Pull out all lines from the listing below in which the word "matplotlib" appears.

**Data block**
- - - -
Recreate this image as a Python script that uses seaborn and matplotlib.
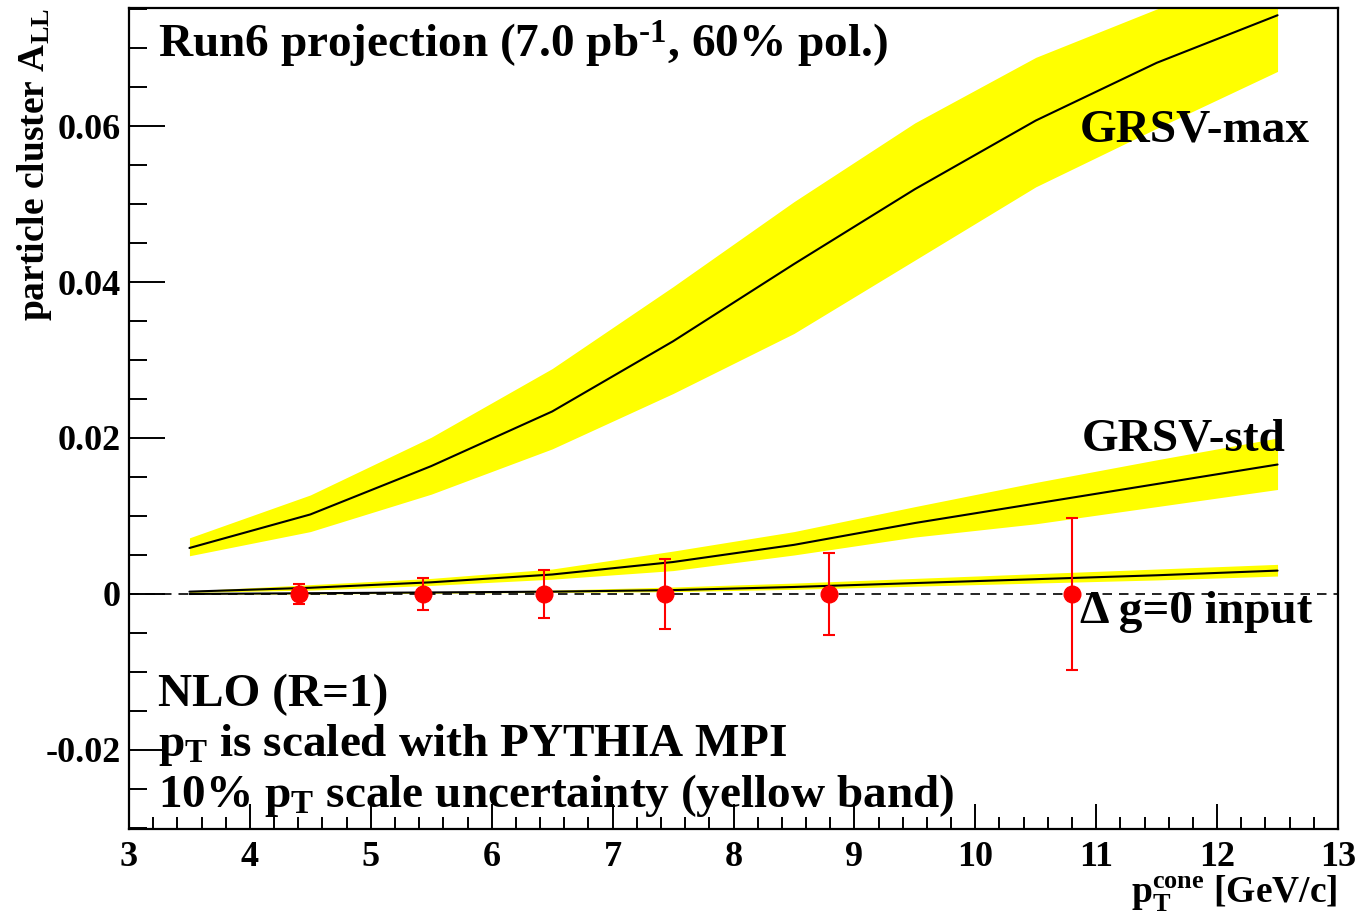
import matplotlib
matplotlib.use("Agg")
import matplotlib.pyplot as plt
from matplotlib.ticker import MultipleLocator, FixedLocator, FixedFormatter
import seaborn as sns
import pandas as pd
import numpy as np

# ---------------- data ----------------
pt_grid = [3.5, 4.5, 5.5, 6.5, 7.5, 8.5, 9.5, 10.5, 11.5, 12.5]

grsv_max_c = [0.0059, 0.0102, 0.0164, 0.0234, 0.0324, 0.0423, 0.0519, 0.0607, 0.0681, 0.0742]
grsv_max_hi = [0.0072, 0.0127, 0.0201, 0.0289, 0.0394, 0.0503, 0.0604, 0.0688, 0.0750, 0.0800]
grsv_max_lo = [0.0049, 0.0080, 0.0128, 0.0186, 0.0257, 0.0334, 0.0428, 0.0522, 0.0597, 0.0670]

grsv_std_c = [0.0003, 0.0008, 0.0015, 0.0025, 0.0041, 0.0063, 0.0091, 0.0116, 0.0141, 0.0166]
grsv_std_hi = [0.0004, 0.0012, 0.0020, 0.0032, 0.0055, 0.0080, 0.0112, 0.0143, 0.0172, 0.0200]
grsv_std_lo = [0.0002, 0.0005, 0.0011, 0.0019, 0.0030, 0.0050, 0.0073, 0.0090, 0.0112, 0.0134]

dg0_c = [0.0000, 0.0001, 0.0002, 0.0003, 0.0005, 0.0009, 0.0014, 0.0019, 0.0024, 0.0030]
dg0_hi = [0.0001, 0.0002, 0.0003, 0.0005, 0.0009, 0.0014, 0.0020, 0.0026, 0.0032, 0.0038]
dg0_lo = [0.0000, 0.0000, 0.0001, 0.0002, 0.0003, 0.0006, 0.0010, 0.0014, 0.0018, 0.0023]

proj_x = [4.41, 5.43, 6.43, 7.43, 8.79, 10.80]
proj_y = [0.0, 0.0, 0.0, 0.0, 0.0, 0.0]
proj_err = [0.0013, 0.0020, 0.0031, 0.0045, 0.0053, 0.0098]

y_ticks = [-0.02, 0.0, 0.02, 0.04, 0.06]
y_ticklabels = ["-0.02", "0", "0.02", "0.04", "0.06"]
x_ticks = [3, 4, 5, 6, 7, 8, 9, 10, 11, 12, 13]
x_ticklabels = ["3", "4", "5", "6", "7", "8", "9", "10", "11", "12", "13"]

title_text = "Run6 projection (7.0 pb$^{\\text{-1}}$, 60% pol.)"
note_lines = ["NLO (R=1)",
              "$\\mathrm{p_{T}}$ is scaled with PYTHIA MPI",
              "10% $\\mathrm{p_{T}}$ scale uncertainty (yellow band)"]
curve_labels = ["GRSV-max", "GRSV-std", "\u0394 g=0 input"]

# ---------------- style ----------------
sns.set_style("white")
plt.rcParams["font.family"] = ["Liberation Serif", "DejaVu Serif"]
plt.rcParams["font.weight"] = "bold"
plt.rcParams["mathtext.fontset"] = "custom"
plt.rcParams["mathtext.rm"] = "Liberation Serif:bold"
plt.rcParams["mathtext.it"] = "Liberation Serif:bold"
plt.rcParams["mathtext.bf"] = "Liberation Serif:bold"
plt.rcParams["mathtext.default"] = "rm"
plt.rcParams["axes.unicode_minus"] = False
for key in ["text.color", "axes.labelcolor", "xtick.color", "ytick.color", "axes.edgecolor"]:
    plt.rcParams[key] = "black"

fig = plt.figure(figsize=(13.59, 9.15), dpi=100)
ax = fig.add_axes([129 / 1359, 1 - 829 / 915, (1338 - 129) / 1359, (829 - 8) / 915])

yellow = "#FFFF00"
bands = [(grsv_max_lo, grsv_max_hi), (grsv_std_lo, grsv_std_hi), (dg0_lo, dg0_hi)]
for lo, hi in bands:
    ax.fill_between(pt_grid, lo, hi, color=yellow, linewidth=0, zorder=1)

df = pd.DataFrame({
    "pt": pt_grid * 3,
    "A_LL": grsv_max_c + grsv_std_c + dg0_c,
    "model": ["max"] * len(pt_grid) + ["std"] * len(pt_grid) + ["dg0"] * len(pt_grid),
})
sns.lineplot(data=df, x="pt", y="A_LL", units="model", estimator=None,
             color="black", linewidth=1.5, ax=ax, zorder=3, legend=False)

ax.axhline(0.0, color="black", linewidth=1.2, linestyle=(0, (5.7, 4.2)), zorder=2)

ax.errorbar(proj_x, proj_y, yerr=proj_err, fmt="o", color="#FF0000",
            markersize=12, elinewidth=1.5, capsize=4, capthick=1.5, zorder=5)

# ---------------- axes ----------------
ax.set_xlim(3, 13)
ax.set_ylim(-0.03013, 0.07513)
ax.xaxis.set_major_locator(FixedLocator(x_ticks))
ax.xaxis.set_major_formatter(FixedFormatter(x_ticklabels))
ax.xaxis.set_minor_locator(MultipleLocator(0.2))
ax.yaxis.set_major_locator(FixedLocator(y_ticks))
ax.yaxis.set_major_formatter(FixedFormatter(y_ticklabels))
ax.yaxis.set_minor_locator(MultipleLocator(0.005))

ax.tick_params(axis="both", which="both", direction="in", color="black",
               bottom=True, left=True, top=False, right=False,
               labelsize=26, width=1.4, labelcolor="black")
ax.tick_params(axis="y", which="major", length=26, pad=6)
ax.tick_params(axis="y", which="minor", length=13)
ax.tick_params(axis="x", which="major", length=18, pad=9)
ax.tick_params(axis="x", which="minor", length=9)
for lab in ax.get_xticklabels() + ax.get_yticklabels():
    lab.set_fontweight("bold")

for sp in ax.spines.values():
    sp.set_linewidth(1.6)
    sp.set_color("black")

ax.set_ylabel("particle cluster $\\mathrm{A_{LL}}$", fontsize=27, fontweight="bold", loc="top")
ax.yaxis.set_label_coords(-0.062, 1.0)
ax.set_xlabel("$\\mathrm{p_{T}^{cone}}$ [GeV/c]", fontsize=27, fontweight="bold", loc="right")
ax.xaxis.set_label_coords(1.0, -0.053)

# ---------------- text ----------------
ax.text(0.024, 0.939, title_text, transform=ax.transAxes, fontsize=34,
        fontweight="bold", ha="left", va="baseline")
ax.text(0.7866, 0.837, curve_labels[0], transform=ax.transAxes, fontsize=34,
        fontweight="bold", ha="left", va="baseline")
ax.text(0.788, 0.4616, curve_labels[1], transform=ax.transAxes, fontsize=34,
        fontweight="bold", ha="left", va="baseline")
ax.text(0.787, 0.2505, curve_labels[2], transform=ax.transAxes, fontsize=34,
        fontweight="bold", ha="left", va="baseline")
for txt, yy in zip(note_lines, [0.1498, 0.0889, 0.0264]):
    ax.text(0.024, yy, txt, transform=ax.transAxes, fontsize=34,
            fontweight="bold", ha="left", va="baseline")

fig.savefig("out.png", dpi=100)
- - - -
**Complete answer**
Recreate this image as a Python script that uses seaborn and matplotlib.
import matplotlib
matplotlib.use("Agg")
import matplotlib.pyplot as plt
from matplotlib.ticker import MultipleLocator, FixedLocator, FixedFormatter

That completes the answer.